Feedgrain Focus: Markets flat as rain misses NNSW

Liz Wells, June 8, 2023

A crop of dual-purpose red wheat growing at Derrinallum in south-west Victoria. Photo: Western Ag

TRADE remains thin in feed wheat and barley as growers hold off on sales in the last weeks of the 2022-23 financial year, and consumers buy hand to mouth in the hope eastern Australian prices will soften.

The Bureau of Meteorology on Tuesday issued its first El Nino Alert in this week, upgraded from an El Nino Watch status first issued in this cycle on March 14.

To counter concerns about dry weather it has brought has been widespread rain across southern Australia in the past week.

However, northern New South Wales, where only a fraction of intended wheat area has been planted to date in most districts, has had mostly single-digit falls.

Today Jun 1 New crop
Barley Downs $428 $430 NQ
SFW wheat Downs $415 $412 $415 MG*
Sorghum Downs $373 $395 NQ
Barley Melbourne $352 $365 $350
ASW Melbourne $400 $400 $392
SFW Melbourne $395 $395 NQ

Table 1: Indicative prices in Australian dollars per tonne. *Multigrade

North moves mixed

Values for SFW wheat delivered Downs have firmed a few dollars in the past week to reflect an ongoing paucity of grower selling in northern NSW and southern Queensland.

“Everything’s got a firmer tone about it,” one trader said in relation to the southern Qld wheat market.

Barley values have eased in the past week as grain from central and southern NSW trucks north, and whispers about the trade looking at barley shipped from Western Australian seep into the market.

“Given where WA values are for July-August, it’s a possibility.”

The trader said negative exports margins for wheat exist out of Brisbane and NSW ports, a function of the premium inland markets are paying over export parity.

“The trade isn’t long, it’s the farmer who’s long; they hold all the grain.”

Another trader said companies with rail slots and/or port facilities are hanging on to grain and making money out of exporting wheat and sorghum ex Brisbane and Newcastle, while smaller traders are “tipping a bit of length out of depot ownership”.

Feedlots are generally seen as covered into September, when new-crop wheat out of Central Qld is expected to hit the market.

In the week to 9am today, grain-growing in central and northern NSW have had little rain, with Condobolin on 18mm being an exception, and since 9am, a few locations have jagged up to 8mm.

While chickpeas are best placed to take advantage of subsoil moisture and can be planted well into June, some growers are planting barley in fallow country, or small areas where wheat or canola has been sprayed out after a patchy start.
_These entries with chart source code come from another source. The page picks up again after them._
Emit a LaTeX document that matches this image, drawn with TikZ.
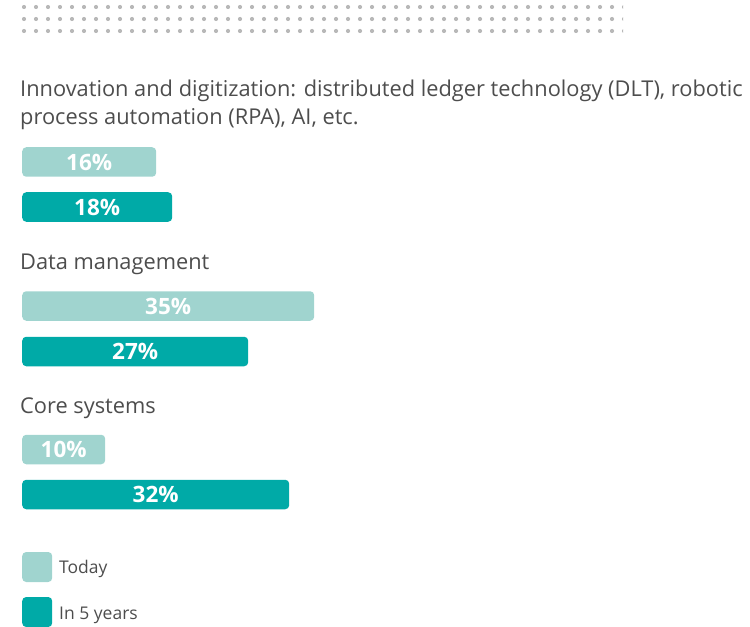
\documentclass[tikz,border=0pt]{standalone}
\usepackage{fontspec}
\setmainfont{Open Sans}
\definecolor{lightteal}{HTML}{A0D4CF}
\definecolor{darkteal}{HTML}{00AAA7}
\definecolor{txt}{HTML}{4D4D4D}
\definecolor{dotc}{HTML}{B8B8B8}
\tikzset{
  bar/.style={anchor=west, minimum height=29.5bp, inner sep=0pt, rounded corners=4bp,
    text=white, font=\bfseries\fontsize{22.5bp}{24bp}\selectfont},
  todaybar/.style={bar, fill=lightteal},
  futbar/.style={bar, fill=darkteal},
  cat/.style={anchor=base west, inner sep=0pt, text=txt, align=left,
    font=\fontsize{21.8bp}{28.5bp}\selectfont},
  legsq/.style={minimum width=30bp, minimum height=30bp, inner sep=0pt, rounded corners=4bp, anchor=west},
  legtxt/.style={anchor=base west, inner sep=0pt, text=txt, font=\fontsize{17.5bp}{20bp}\selectfont}
}
\begin{document}
\begin{tikzpicture}[x=1bp,y=-1bp]
\useasboundingbox (0,0) rectangle (750,627);
\begin{scope}
\clip (0,0) rectangle (623,40);
\foreach \i in {0,...,50}{
  \foreach \j in {7,19,31}{
    \fill[dotc] (24+12*\i,\j) circle (2.1bp);
  }
}
\end{scope}
\node[cat] (c1) at (20,96.7) {Innovation and digitization: distributed ledger technology (DLT), robotic};
\node[cat] (c1b) at (20,125) {process automation (RPA), AI, etc.};
\node[todaybar, minimum width=134bp] (b1) at (22,162) {16\%};
\node[futbar, minimum width=150bp] (b2) at (22,207) {18\%};
\node[cat] (c2) at (20,269) {Data management};
\node[todaybar, minimum width=292bp] (b3) at (22,306) {35\%};
\node[futbar, minimum width=226bp] (b4) at (22,351.5) {27\%};
\node[cat] (c3) at (20,413) {Core systems};
\node[todaybar, minimum width=83bp] (b5) at (22,449.5) {10\%};
\node[futbar, minimum width=267bp] (b6) at (22,494.5) {32\%};
\node[legsq, fill=lightteal] (l1) at (22,567) {};
\node[legtxt] (t1) at (59,573.3) {Today};
\node[legsq, fill=darkteal] (l2) at (22,612) {};
\node[legtxt] (t2) at (59,619) {In 5 years};
\end{tikzpicture}
\end{document}
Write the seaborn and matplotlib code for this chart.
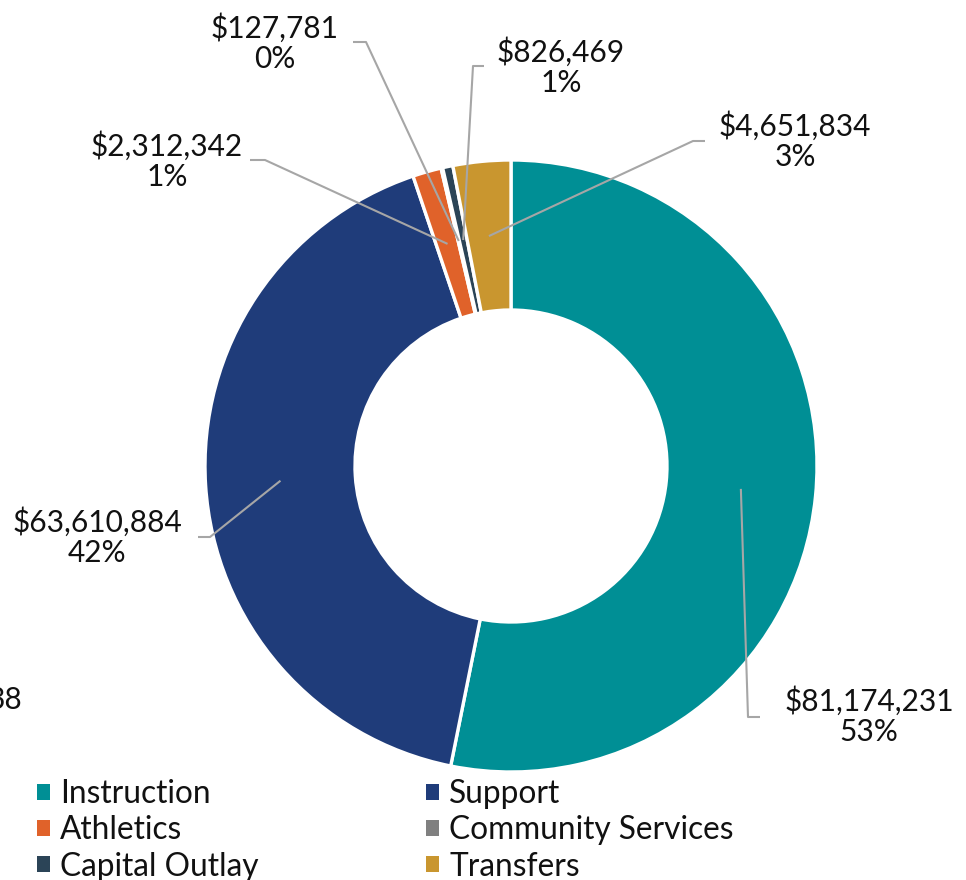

Sorghum trade is very choppy, with one source reporting exporters have been paying up to $400/t delivered Downs to fill orders, well above the delivered consumer market of $370-$375/t.

South gets ideal rain

Growing areas across southern Australia have generally had an ideally timed 20-40mm of rain in the past week to bolster prospects for at least average yields, provided spring is not excessively hot and dry.

“Growers are all pretty happy,” one trader said.

This week has seen four Grainlink entities in the Griffith region of south-west NSW go into voluntary administration.

They are: Grainlink (NSW) Pty Ltd; Grainlink Storage Pty Ltd; Grainlink Resources Pty Ltd; Walsh Link Pty Ltd, and Western Riverina Intermodal Freight Terminal Pty Ltd.

Sites owned by the abovementioned companies, with Paul Pearsall and Dean Salvestro as directors, have halted any grain movement operations while they are reviewed by the administrators.

Grain Central understands the development has occurred at the behest of the directors to settle the value of the companies, and that trading operations have been occurring since last year under Australian Grain Link, as owned outright by Mr Salvestro.

Grain Central also understands grain held by Grainlink and associated companies is being held on a fee-for-service basis, and grower and trade exposure is therefore limited.